**AIM OF THE EXERCISE**
Your task is to reproduce, verbatim and without pictures, the lines from the opening of the listing through the line containing "-0.010, -0.095, -0.196];".

= = = = =

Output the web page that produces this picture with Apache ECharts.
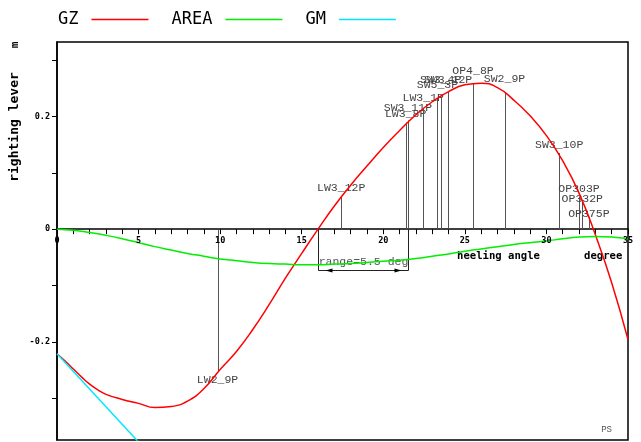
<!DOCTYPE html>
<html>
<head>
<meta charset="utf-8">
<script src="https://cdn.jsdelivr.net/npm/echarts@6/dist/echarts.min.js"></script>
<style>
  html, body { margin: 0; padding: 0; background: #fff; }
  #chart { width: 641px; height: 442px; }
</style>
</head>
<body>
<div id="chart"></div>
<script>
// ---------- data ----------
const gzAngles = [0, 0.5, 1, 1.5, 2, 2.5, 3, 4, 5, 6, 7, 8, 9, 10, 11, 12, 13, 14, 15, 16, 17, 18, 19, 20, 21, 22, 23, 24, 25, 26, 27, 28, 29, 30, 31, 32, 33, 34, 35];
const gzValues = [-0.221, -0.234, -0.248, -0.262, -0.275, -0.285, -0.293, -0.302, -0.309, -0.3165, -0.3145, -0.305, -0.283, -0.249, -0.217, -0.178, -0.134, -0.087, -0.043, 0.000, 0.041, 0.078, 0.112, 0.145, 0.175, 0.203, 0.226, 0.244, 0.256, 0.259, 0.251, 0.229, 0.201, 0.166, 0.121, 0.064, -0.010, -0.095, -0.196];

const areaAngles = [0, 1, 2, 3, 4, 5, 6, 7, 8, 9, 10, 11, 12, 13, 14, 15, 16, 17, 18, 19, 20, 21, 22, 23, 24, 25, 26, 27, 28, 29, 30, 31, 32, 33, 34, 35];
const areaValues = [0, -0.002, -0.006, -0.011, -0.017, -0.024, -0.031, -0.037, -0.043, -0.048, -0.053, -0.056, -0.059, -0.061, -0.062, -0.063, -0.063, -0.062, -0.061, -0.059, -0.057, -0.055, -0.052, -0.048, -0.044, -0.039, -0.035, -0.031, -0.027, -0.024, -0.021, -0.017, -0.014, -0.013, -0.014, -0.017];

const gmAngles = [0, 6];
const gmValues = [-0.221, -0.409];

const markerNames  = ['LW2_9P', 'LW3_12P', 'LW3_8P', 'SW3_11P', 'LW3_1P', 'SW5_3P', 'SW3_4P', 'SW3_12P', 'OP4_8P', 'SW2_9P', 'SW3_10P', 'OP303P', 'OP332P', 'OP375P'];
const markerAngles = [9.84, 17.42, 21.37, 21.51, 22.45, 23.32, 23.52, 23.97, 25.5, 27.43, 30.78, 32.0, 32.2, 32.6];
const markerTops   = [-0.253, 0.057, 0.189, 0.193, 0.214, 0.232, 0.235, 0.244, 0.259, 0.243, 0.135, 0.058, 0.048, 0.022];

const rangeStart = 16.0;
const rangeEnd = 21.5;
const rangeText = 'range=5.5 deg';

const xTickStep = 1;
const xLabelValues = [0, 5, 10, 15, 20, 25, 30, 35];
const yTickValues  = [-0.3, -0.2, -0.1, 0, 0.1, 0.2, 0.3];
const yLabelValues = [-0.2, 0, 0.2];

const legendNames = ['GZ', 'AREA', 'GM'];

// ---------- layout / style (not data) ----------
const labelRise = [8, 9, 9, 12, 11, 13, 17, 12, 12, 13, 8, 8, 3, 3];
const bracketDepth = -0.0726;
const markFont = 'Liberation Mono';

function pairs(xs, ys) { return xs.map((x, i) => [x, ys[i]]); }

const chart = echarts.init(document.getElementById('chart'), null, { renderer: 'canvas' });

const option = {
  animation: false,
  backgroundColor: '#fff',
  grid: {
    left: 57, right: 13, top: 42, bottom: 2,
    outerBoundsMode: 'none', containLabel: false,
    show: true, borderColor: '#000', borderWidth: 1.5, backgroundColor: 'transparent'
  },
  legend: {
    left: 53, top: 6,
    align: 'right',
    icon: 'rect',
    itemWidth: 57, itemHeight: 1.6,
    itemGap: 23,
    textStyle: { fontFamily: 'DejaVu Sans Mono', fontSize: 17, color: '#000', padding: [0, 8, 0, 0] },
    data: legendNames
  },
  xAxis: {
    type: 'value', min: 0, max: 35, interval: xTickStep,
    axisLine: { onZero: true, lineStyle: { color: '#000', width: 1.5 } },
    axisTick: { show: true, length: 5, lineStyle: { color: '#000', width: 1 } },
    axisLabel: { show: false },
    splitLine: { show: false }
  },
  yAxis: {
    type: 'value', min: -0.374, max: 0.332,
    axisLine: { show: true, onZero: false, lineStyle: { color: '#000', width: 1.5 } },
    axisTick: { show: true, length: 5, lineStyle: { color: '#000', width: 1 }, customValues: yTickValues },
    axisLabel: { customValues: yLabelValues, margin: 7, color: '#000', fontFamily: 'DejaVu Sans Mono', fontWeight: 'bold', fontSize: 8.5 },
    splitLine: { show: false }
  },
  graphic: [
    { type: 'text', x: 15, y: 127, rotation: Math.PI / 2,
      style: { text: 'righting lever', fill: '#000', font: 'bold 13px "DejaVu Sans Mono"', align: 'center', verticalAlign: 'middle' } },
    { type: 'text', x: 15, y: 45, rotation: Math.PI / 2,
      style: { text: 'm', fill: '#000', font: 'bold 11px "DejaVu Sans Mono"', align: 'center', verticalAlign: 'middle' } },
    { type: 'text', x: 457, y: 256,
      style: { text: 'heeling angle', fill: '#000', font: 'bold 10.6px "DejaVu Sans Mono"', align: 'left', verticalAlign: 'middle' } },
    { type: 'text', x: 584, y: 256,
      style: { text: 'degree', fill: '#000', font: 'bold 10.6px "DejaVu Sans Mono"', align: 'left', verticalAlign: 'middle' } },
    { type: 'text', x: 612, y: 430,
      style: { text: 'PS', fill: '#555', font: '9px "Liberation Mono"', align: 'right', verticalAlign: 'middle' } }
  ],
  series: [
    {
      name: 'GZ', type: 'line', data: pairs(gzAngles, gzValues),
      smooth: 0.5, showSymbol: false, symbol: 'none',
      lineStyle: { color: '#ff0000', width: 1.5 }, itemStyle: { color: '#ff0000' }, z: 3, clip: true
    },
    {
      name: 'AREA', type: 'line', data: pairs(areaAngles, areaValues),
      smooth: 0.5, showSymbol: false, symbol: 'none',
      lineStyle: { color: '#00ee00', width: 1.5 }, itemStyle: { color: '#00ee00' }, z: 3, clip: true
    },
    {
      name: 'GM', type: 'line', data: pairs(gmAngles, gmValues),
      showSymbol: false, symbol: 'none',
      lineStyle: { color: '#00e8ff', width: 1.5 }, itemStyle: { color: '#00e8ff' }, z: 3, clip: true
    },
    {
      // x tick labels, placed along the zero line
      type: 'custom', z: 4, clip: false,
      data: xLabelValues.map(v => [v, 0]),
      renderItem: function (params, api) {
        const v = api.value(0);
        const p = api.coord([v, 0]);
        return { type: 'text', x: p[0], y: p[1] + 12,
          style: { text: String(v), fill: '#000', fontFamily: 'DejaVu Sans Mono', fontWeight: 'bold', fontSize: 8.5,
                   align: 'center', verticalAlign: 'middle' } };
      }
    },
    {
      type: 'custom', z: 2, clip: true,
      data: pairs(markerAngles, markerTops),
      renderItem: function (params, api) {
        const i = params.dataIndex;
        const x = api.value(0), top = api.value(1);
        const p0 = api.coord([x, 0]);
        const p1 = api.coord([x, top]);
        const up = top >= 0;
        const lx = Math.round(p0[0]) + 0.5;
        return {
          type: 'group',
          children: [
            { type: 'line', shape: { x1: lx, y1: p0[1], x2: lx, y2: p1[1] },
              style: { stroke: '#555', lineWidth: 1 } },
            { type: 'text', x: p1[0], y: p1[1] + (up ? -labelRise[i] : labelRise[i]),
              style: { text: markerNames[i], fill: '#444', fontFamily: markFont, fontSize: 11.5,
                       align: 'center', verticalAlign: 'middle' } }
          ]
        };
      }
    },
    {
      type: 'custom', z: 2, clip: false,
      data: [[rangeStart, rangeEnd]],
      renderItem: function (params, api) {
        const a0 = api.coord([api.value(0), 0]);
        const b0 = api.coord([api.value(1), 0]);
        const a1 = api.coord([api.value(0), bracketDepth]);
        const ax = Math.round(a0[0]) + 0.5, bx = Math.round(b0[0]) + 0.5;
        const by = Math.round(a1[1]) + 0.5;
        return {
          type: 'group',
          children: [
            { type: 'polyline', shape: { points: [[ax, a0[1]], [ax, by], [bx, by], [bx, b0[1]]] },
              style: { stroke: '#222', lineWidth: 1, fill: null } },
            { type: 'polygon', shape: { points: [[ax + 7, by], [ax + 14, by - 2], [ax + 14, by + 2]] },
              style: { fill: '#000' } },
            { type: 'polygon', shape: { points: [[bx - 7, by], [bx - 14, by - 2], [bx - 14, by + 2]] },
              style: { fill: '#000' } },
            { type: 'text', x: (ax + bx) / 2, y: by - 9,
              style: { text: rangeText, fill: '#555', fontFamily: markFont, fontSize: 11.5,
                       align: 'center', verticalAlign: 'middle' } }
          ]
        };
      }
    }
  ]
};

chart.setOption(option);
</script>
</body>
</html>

= = = = =

**THE OUTPUT**
Output the web page that produces this picture with Apache ECharts.
<!DOCTYPE html>
<html>
<head>
<meta charset="utf-8">
<script src="https://cdn.jsdelivr.net/npm/echarts@6/dist/echarts.min.js"></script>
<style>
  html, body { margin: 0; padding: 0; background: #fff; }
  #chart { width: 641px; height: 442px; }
</style>
</head>
<body>
<div id="chart"></div>
<script>
// ---------- data ----------
const gzAngles = [0, 0.5, 1, 1.5, 2, 2.5, 3, 4, 5, 6, 7, 8, 9, 10, 11, 12, 13, 14, 15, 16, 17, 18, 19, 20, 21, 22, 23, 24, 25, 26, 27, 28, 29, 30, 31, 32, 33, 34, 35];
const gzValues = [-0.221, -0.234, -0.248, -0.262, -0.275, -0.285, -0.293, -0.302, -0.309, -0.3165, -0.3145, -0.305, -0.283, -0.249, -0.217, -0.178, -0.134, -0.087, -0.043, 0.000, 0.041, 0.078, 0.112, 0.145, 0.175, 0.203, 0.226, 0.244, 0.256, 0.259, 0.251, 0.229, 0.201, 0.166, 0.121, 0.064, -0.010, -0.095, -0.196];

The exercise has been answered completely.